Have you ever heard someone share a vague goal, and then qualify with a “but”.

“I want to get promoted and make more money this year, but I don’t want to be like my friend who doesn’t have a life.”
“I want to start working out, but I don’t want to be like super fit like the dudes in the magazine.”
“I want to start working out, but I don’t want to look like those Crossfit girls and get huge muscles.”
“I want to go on a diet and lose some weight, but I don’t want to be like those people that don’t eat dessert or don’t eat carbs when they go out.”
“I want to start doing/going (dancing, woodworking, writing, snowboarding, etc), but don’t want to someone that spends a fortune on lessons.”

Notice a few things here …

1) Making enemies with “those people”.

The excuses automatically villainize the people who are successful. It’s a psychological slide that allows them to get off the hook from having to really do anything. “I choose not to be like those ‘bad’ people.” A condition is set, so that they can maintain their status quo and let themselves off the hook. It’s too easy to let yourself off the hook by fabricating a reason and getting people to agree.
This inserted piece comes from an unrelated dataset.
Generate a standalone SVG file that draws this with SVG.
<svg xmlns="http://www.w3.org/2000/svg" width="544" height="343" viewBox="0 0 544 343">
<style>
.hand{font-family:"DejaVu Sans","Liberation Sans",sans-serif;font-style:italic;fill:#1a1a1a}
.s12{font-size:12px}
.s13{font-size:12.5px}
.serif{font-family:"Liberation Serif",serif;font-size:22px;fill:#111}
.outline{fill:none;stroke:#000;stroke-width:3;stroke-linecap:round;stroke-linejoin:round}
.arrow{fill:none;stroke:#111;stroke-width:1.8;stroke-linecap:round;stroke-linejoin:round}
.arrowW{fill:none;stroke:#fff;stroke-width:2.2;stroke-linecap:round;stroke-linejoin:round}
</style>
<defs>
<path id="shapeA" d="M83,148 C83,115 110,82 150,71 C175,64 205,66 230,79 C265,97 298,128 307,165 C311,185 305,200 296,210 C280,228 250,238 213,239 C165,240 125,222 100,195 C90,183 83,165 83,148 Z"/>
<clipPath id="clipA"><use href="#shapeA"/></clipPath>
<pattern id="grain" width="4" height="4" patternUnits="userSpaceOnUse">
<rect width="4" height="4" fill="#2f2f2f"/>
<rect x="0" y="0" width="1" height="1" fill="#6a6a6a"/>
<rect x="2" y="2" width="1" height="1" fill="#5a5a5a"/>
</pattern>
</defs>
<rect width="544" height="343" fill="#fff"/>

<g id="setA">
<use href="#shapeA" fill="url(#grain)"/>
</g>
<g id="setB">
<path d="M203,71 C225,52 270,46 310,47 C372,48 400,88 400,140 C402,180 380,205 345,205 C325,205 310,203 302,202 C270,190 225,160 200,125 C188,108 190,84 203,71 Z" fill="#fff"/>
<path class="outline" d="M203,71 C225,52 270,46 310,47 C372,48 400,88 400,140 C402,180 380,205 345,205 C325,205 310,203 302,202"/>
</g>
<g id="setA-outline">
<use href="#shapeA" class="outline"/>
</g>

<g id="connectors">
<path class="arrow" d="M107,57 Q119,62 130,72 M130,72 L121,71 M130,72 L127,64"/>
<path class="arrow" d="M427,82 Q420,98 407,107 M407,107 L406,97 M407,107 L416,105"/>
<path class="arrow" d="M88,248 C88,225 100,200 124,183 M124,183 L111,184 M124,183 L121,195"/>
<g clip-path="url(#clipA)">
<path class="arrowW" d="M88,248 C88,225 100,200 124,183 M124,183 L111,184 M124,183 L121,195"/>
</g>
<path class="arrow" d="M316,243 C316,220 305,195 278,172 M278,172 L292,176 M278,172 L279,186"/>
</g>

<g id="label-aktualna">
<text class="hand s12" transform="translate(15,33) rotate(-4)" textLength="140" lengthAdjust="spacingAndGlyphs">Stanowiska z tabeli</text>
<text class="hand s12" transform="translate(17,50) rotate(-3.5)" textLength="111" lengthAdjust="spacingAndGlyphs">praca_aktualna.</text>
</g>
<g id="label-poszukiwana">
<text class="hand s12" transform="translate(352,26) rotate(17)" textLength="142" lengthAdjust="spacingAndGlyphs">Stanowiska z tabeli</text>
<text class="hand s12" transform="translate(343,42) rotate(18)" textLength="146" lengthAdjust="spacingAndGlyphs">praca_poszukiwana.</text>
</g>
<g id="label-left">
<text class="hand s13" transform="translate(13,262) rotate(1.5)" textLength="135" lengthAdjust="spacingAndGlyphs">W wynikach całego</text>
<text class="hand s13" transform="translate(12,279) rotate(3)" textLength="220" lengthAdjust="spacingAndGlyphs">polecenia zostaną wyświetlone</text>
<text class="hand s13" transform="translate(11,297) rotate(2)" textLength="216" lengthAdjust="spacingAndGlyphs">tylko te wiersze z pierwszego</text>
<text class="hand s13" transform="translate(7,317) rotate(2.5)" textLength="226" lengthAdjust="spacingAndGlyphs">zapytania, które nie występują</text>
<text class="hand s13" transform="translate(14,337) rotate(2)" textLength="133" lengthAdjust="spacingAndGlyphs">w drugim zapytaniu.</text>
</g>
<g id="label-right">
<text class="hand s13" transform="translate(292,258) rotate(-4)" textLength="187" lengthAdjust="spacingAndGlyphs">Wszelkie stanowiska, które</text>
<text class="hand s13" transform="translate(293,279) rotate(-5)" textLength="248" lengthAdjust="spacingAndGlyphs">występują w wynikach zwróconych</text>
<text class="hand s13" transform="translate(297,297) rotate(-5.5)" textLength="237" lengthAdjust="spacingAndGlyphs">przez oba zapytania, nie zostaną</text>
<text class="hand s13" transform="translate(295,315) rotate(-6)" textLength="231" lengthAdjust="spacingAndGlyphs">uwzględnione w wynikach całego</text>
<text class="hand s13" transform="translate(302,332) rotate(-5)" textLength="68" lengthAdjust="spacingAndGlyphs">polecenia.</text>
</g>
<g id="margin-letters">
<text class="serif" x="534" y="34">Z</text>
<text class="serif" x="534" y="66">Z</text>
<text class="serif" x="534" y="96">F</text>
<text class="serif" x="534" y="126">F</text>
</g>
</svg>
2) Not having a strategy or plan

Lets take the diet and weight loss example. They want to eat their cake and have theirs too (no pun intended but it works). The reasons state the strategy or plan that they will not take, without actually saying what they will do. What I’ve found when I’ve heard these excuses is that there is no plan to get the desired outcome.

Cause not all people who get promoted and have great careers are workoholics.
Not everyone who exercises look like they are ready for a cover shoot.
Not everyone who is healthy denies themselves cake or wine at restaurants.
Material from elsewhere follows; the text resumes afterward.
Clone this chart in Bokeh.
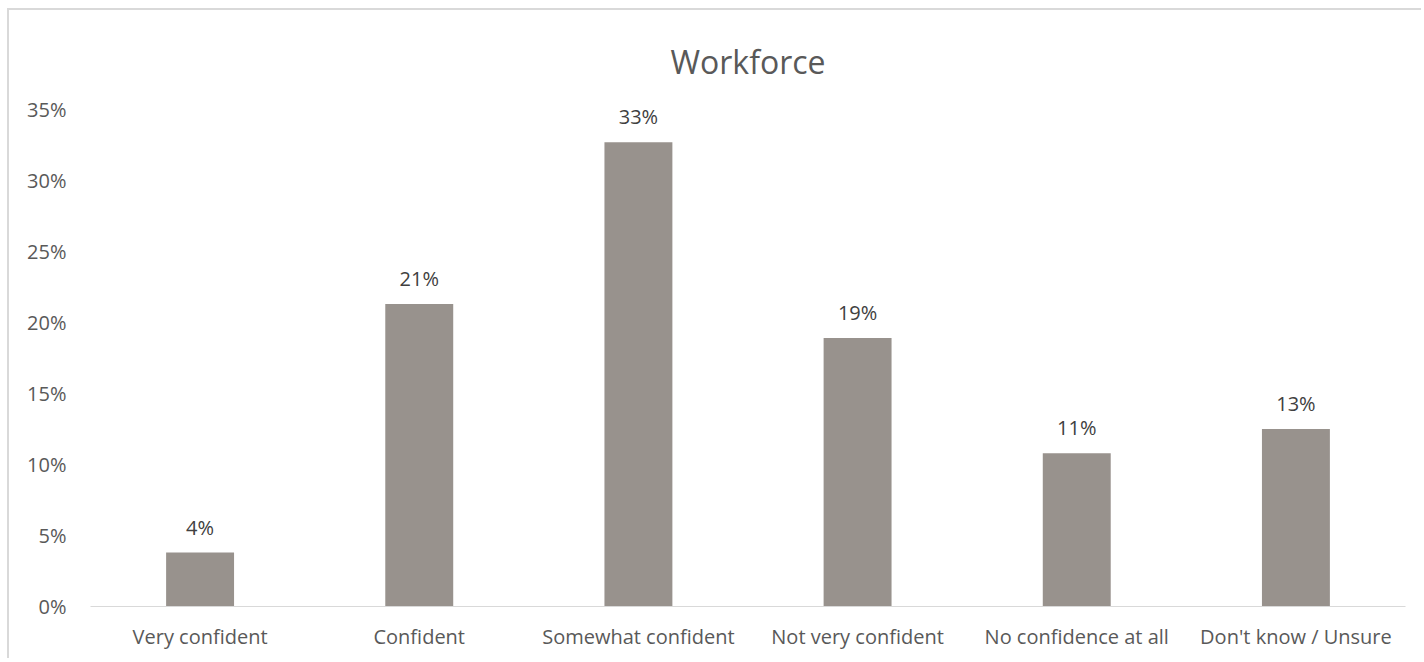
from bokeh.plotting import figure
from bokeh.models import ColumnDataSource, LabelSet, NumeralTickFormatter, Range1d, FactorRange
from bokeh.core.properties import value
from bokeh.embed import file_html
from bokeh.resources import INLINE

title_text = "Workforce"
categories = ["Very confident", "Confident", "Somewhat confident", "Not very confident",
              "No confidence at all", "Don't know / Unsure"]
values = [0.038, 0.213, 0.327, 0.189, 0.108, 0.125]
value_labels = ["4%", "21%", "33%", "19%", "11%", "13%"]

FONT = "Open Sans"
src = ColumnDataSource(dict(cat=categories, val=values, lab=value_labels))

p = figure(x_range=FactorRange(*categories, range_padding=0), y_range=Range1d(0, 0.35),
           width=1414, height=650, output_backend="svg", toolbar_location=None,
           min_border_left=81, min_border_right=18, min_border_top=99, min_border_bottom=54,
           title=title_text)
p.styles = {"border-left": "2px solid #d9d9d9", "border-top": "2px solid #d9d9d9",
            "margin-left": "7px", "margin-top": "8px"}
p.outline_line_color = None
p.vbar(x="cat", top="val", width=0.31, source=src, color="#98928d", line_color=None)
p.add_layout(LabelSet(x="cat", y="val", text="lab", source=src, text_align="center",
                      text_baseline="bottom", y_offset=12, text_font=value(FONT),
                      text_font_size="20px", text_color="#404040"))

p.title.align = "center"
p.title.text_font = FONT
p.title.text_font_size = "32px"
p.title.text_font_style = "normal"
p.title.text_color = "#595959"
p.title.standoff = 53

p.xgrid.grid_line_color = None
p.ygrid.grid_line_color = None
p.yaxis.ticker = [0, 0.05, 0.1, 0.15, 0.2, 0.25, 0.3, 0.35]
p.yaxis.formatter = NumeralTickFormatter(format="0%")
p.yaxis.axis_line_color = None
p.yaxis.major_tick_line_color = None
p.yaxis.minor_tick_line_color = None
p.yaxis.major_tick_out = 0
p.yaxis.major_label_standoff = 24
p.xaxis.axis_line_color = "#d9d9d9"
p.xaxis.axis_line_width = 1
p.xaxis.major_tick_line_color = None
p.xaxis.major_tick_out = 0
p.xaxis.major_label_standoff = 16
for ax in (p.xaxis, p.yaxis):
    ax.major_label_text_font = FONT
    ax.major_label_text_font_size = "20px"
    ax.major_label_text_color = "#595959"

open("out.html", "w").write(file_html(p, INLINE))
It’s fine not to do any of those things. But knowing what you’re not going to do doesn’t produce results.

Actually knowing what to do is going to get the results and desired outcomes.

3) Not willing to sacrifice

Embedded in the excuse is an admission of only doing easy work. Anyone who achieves any status of success in any area put in the work, had discipline, and took steps to master the domain. People want to have theirs, but not put in the work. So they won’t take the long cut, rather they are open to taking the short cut.

4) Protecting the failure

By saying that you won’t put in the hard work, you can protect your own reputation and self image. You never failed because you said you would only do it with a bunch of clauses and fine footnotes at the bottom of your contract.

A Call to Action

Getting what we want in life isn’t going to be easy work.

It’s going to require hard work.

It’s going to require being vulnerable to failure.

It’s going to require sacrifices.

It’s going to require you to live a different lifestyle than the status quo.

It’s going to require following proven strategies that others have used to succeed.

So let’s recognize the footnotes that we’ve attached ourselves to. The clauses. The boundaries. Put them aside, and let’s focus.

Let’s allow ourselves to dream about what we want to get. Whether it’s health, wealth, or more success in any area.